As duas personagens de José Cruz granjeiam rapidamente a simpatia do leitor. Mariana, vinda de uma família de camponeses, empregada numa taberna de estalagem, é desposada pelo fidalgo, que sucumbe aos encantos da bela jovem ("para nos podermos casar, sendo eu plebeia, houve um édito real que solicitou", p. 63). Movida por uma inteligência penetrante e pela curiosidade e ambição do conhecimento ("Sentia já pequeno o horizonte da quinta onde moirejava em benefício do senhor da terra." p.34), Mariana reivindica do marido a possibilidade de encetar a "aprendizagem de várias disciplinas e línguas, com base num procedimento de um tal Luís Verney, homem do novo pensamento das luzes que despontava na Europa [o qual] defendia que as mulheres também deveriam estudar pois tinham igual capacidade que os homens." (p. 29) Como é natural, sempre que a ignorância recua e a ética não cede, Mariana tem uma visão desassombrada do país e do tempo em que vive: "Este país está cheio de injustiças, manigâncias e traições. Confunde-se o que é proibido com o pecado, a lei civil com a lei canónica. As pessoas não são livres de escolherem o seu destino. A minha esperança está na educação, nas letras, no ensino, numa nova filosofia que parece despontar no horizonte europeu." (p. 68) Os próprios alicerces da fé cedem perante a evidência de uma natureza que se rege apenas pelas suas leis: "com os conhecimentos que adquiri e aquilo que estudei enquanto pertenci à nobreza, vendo o que aqui aconteceu e tendo a noção que em todo o lado se terá passado o mesmo, começo a fazer uma interpretação diferente do mundo. Acende-se outra luz, mais capaz de compreender que nós humanos temos de nos valer a nós próprios." (p. 102) Se não é ainda a assunção clara do ateísmo é, no mínimo, a afirmação deísta de que a Inteligência Superior não mete o nariz na sua criação.

 

Quanto ao pároco, se a sua formação religiosa não lhe permite acompanhar Mariana nestas perigosas congeminações, não deixa de ser uma personagem que cativa pela sua verticalidade.
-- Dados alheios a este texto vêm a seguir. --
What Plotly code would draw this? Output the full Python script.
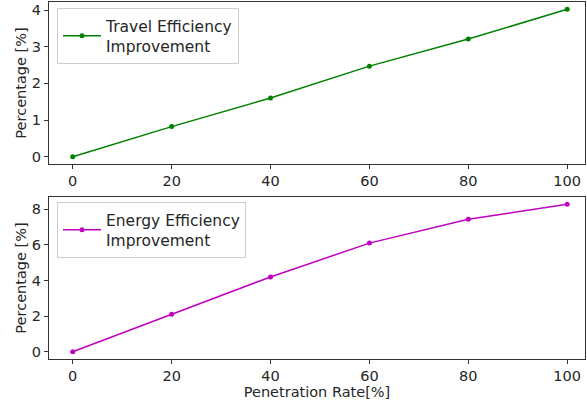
import plotly.graph_objects as go
from plotly.subplots import make_subplots

penetration = [0, 20, 40, 60, 80, 100]
travel_eff = [0.0, 0.82, 1.60, 2.47, 3.21, 4.02]
energy_eff = [0.0, 2.10, 4.20, 6.10, 7.44, 8.28]

W, H = 587, 405
L, R, T, B = 49, 2, 2, 46
ph = H - T - B
pw = W - L - R

def py(y):
    return (H - B - y) / ph

fig = make_subplots(rows=2, cols=1)
fig.add_trace(go.Scatter(x=penetration, y=travel_eff, mode="lines+markers",
                         name="Travel Efficiency<br>Improvement", showlegend=True,
                         line=dict(color="#008000", width=1.5),
                         marker=dict(size=5, color="#008000"),
                         legend="legend"), row=1, col=1)
fig.add_trace(go.Scatter(x=penetration, y=energy_eff, mode="lines+markers",
                         name="Energy Efficiency<br>Improvement", showlegend=True,
                         line=dict(color="#bf00bf", width=1.5),
                         marker=dict(size=5, color="#bf00bf"),
                         legend="legend2"), row=2, col=1)

FS = 14.5
axis_common = dict(showline=True, linecolor="#333333", linewidth=1, mirror=True,
                   ticks="outside", ticklen=4, tickcolor="#333333", showgrid=False,
                   zeroline=False, automargin=False, tickfont=dict(size=FS, color="#262626"))

fig.update_xaxes(**axis_common, range=[-4.8, 103.6], tickvals=[0, 20, 40, 60, 80, 100])
fig.update_yaxes(**axis_common)
fig.update_yaxes(range=[-0.2, 4.22], tickvals=[0, 1, 2, 3, 4], domain=[py(164), py(2)], row=1, col=1,
                 title=dict(text="Percentage [%]", font=dict(size=FS, color="#262626"), standoff=1))
fig.update_yaxes(range=[-0.41, 8.69], tickvals=[0, 2, 4, 6, 8], domain=[py(359), py(197)], row=2, col=1,
                 title=dict(text="Percentage [%]", font=dict(size=FS, color="#262626"), standoff=1))
fig.update_xaxes(row=2, col=1, title=dict(text="Penetration Rate[%]", font=dict(size=FS, color="#262626"), standoff=3))

leg_common = dict(bgcolor="white", bordercolor="#cccccc", borderwidth=1, visible=True,
                  font=dict(size=15.5, color="#262626", family="DejaVu Sans"),
                  xanchor="left", yanchor="top", itemwidth=38)
fig.update_layout(
    width=W, height=H, showlegend=True,
    margin=dict(l=L, r=R, t=T, b=B, autoexpand=False),
    paper_bgcolor="white", plot_bgcolor="white",
    font=dict(family="DejaVu Sans", color="#262626"),
    legend=dict(**leg_common, x=(57 - L) / pw, y=py(8)),
    legend2=dict(**leg_common, x=(57 - L) / pw, y=py(202)),
)

fig.write_html("out.html", config={"displayModeBar": False},
               post_script="document.body.style.margin='0';document.body.style.padding='0';")
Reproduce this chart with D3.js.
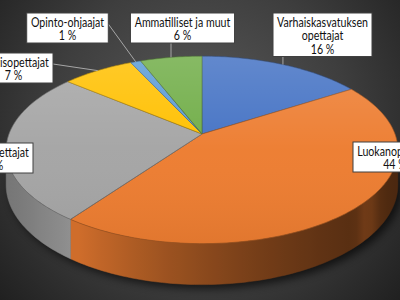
<!DOCTYPE html>
<html>
<head>
<meta charset="utf-8">
<script src="https://cdn.jsdelivr.net/npm/d3@7"></script>
<style>
  html, body { margin: 0; padding: 0; background: #2a2a2a; }
  svg { display: block; }
</style>
</head>
<body>
<div id="chart"></div>
<script>
// data
var categories = ["Varhaiskasvatuksen opettajat", "Luokanopettajat", "Aineenopettajat",
                  "Erityisopettajat", "Opinto-ohjaajat", "Ammatilliset ja muut"];
var values = [16, 44, 26, 7, 1, 6];
var colors = ["#4472c4", "#ed7d31", "#a5a5a5", "#ffc000", "#5b9bd5", "#70ad47"];
var labelLines = [["Varhaiskasvatuksen", "opettajat"], ["Luokanopettajat"], ["Aineenopettajat"],
                  ["Erityisopettajat"], ["Opinto-ohjaajat"], ["Ammatilliset ja muut"]];

// where each label box sits: x is the centre, or the left / right edge
var labelLayout = [
  { x: 322.5, anchor: "middle", top: 13, leader: true },
  { x: 353, anchor: "left", top: 142, leader: false },
  { x: 33, anchor: "right", top: 143, leader: false },
  { x: 53, anchor: "right", top: 53, leader: true },
  { x: 67.5, anchor: "middle", top: 13, leader: true },
  { x: 182.5, anchor: "middle", top: 13, leader: true }
];

var width = 400, height = 300;
var CX = 202, CY = 134, RX = 193, A = 91, P = 0.17, H = 34;

function project(theta, down) {
  var c = Math.cos(theta), s = Math.sin(theta);
  var k = 1 / (1 + P * c);
  return [CX + RX * s * k, CY - A * c * k + (down || 0) * k];
}

function rim(a0, a1, down) {
  var n = Math.max(2, Math.ceil((a1 - a0) / 0.02));
  var pts = [];
  for (var i = 0; i <= n; i++) pts.push(project(a0 + (a1 - a0) * i / n, down));
  return pts;
}

var svg = d3.select("#chart").append("svg")
  .attr("width", width).attr("height", height);

var defs = svg.append("defs");

var bg = defs.append("radialGradient").attr("id", "bg")
  .attr("gradientUnits", "userSpaceOnUse")
  .attr("cx", 200).attr("cy", 125).attr("r", 270);
bg.append("stop").attr("offset", 0).attr("stop-color", "#5a5a5a");
bg.append("stop").attr("offset", 0.55).attr("stop-color", "#3e3e3e");
bg.append("stop").attr("offset", 1).attr("stop-color", "#1f1f1f");

defs.append("filter").attr("id", "blur")
  .attr("x", "-20%").attr("y", "-20%").attr("width", "140%").attr("height", "140%")
  .append("feGaussianBlur").attr("stdDeviation", 4);

var shine = defs.append("linearGradient").attr("id", "shine")
  .attr("x1", 0).attr("y1", 0).attr("x2", 0).attr("y2", 1);
shine.append("stop").attr("offset", 0).attr("stop-color", "#fff").attr("stop-opacity", 0.16);
shine.append("stop").attr("offset", 0.5).attr("stop-color", "#fff").attr("stop-opacity", 0.02);
shine.append("stop").attr("offset", 1).attr("stop-color", "#000").attr("stop-opacity", 0.05);

svg.append("rect").attr("width", width).attr("height", height).attr("fill", "url(#bg)");

var pie = d3.pie().sort(null).value(function (d) { return d; });
var arcs = pie(values);
var line = d3.line();

// soft shadow under the pie
var full = rim(0, 2 * Math.PI, H);
svg.append("path")
  .attr("d", line(full) + "Z")
  .attr("transform", "translate(4,4)")
  .attr("fill", "#000").attr("opacity", 0.65)
  .attr("filter", "url(#blur)");

// side walls, only the front half shows
var lo = Math.acos(-P), hi = 2 * Math.PI - lo;
var sideShade = function (t) {
  var k = 0.35 + 3.4 * Math.abs(t - 0.17);
  k -= 0.9 * Math.exp(-Math.pow((t - 0.93) / 0.025, 2));
  return k;
};

arcs.forEach(function (d, i) {
  var a0 = Math.max(d.startAngle, lo), a1 = Math.min(d.endAngle, hi);
  if (a1 <= a0) return;
  var g = defs.append("linearGradient").attr("id", "side" + i)
    .attr("gradientUnits", "userSpaceOnUse")
    .attr("x1", CX - RX).attr("x2", CX + RX).attr("y1", 0).attr("y2", 0);
  d3.range(0, 1.0001, 0.02).forEach(function (t) {
    g.append("stop").attr("offset", t)
      .attr("stop-color", d3.color(colors[i]).darker(sideShade(t)).formatHex());
  });
  var pts = rim(a0, a1, 0).concat(rim(a0, a1, H).reverse());
  svg.append("path")
    .attr("d", line(pts) + "Z")
    .attr("fill", "url(#side" + i + ")")
    .attr("stroke", "url(#side" + i + ")")
    .attr("stroke-width", 0.5);
});

// top faces
arcs.forEach(function (d, i) {
  var pts = [[CX, CY]].concat(rim(d.startAngle, d.endAngle, 0));
  svg.append("path")
    .attr("d", line(pts) + "Z")
    .attr("fill", colors[i])
    .attr("stroke", d3.color(colors[i]).darker(1.2).formatHex())
    .attr("stroke-width", 0.7)
    .attr("stroke-linejoin", "round");
});

svg.append("path")
  .attr("d", line(rim(0, 2 * Math.PI, 0)) + "Z")
  .attr("fill", "url(#shine)");

// labels (Calibri is narrow, so the text is squeezed a little)
var font = "Lato, 'Open Sans', sans-serif";
var lineH = 13.5;
var squeeze = 0.85;

arcs.forEach(function (d, i) {
  var lay = labelLayout[i];
  var lines = labelLines[i].concat([values[i] + " %"]);
  var g = svg.append("g");
  var box = g.append("rect");
  var txt = g.append("text")
    .attr("font-family", font).attr("font-size", 12.5)
    .attr("fill", "#111").attr("text-anchor", "middle");
  lines.forEach(function (l, j) {
    txt.append("tspan").attr("x", 0).attr("y", lay.top + 14 + j * lineH).text(l);
  });
  var w = txt.node().getBBox().width * squeeze + 8;
  var h = lines.length * lineH + 3;
  var cx = lay.anchor === "left" ? lay.x + w / 2 : lay.anchor === "right" ? lay.x - w / 2 : lay.x;
  txt.attr("transform", "translate(" + cx + ",0) scale(" + squeeze + ",1)");
  var bx = cx - w / 2;
  box.attr("x", bx).attr("y", lay.top).attr("width", w).attr("height", h)
    .attr("fill", "#fff").attr("stroke", "#404040").attr("stroke-width", 1);

  if (lay.leader) {
    var mid = (d.startAngle + d.endAngle) / 2;
    var p = project(mid, 0);
    var from;
    if (p[0] > bx + 4 && p[0] < bx + w - 4) from = [p[0], lay.top + h];
    else if (p[0] >= bx + w) from = [bx + w, lay.top + 11];
    else from = [bx, lay.top + 11];
    svg.insert("path", "g")
      .attr("d", line([from, p]))
      .attr("stroke", "#a6a6a6").attr("stroke-width", 1).attr("fill", "none");
  }
});
</script>
</body>
</html>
Incapaz de resistir aos apelos de Eros ("Deixava-se seduzir com facilidade pela maviosidade das palavras femininas", p. 15), António Brandão reconhece que "Se tivesse mais cedo refletido sobre os seus próprios desvios de comportamento, há muito teria deixado a batina, sem agora ter de se sujeitar à humilhação." (p. 24) Aquando da pernoita na estalagem das imediações de Castro Marim, fazendo-se passar por irmãos, o pároco e Mariana ocupam o mesmo quarto, mas "Ambos estavam blindados pelas experiências negativas que os tinham conduzido ao degredo [pelo que] Estava assumidamente afastada qualquer ideia de concubinato." (p. 73) Mais tarde, na sequência do sismo, é como marido e mulher que passarão a coabitar, mas aquela determinação manter-se-á: " — Partilharemos tudo como um casal, menos a cama. Fizemos um pacto pelo caminho, recorda-se?

— Se eu não fosse padre, você era a mulher que eu gostaria de ter.
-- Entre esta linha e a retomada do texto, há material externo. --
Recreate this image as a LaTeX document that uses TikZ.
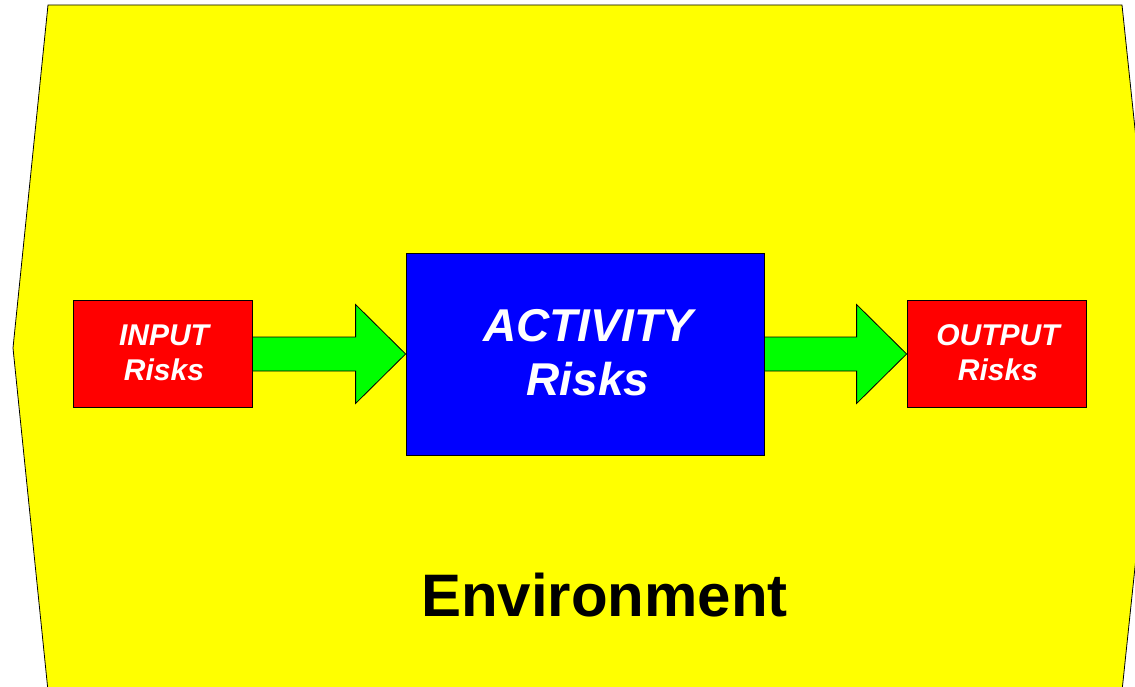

— E terá, mas incompleta." (p. 107)

 

O estilo de José Estêvão Cruz nada deve à afectação e muito pouco à rebusca formal. Caracteriza-o, antes, um despojamento que o aproxima do registo jornalístico, e a impressão deixada pela leitura de Águas Vivas do Levante aproxima-se da que deixaria a leitura de uma reportagem, extensa, claro, porque muito circunstanciada, e, naturalmente, impregnada de literariedade, mas de uma literariedade que resulta mais da riqueza do pensamento e dos atractivos da intriga do que do aformoseamento estilístico. Como não raras vezes acontece com edições menos escrutinadas, há neste livro algumas ocorrências de pontuação menos criteriosa e umas quantas gralhas. Nada disto compromete a legibilidade do texto e poderei de tudo dar nota ao autor, se ele o entender útil.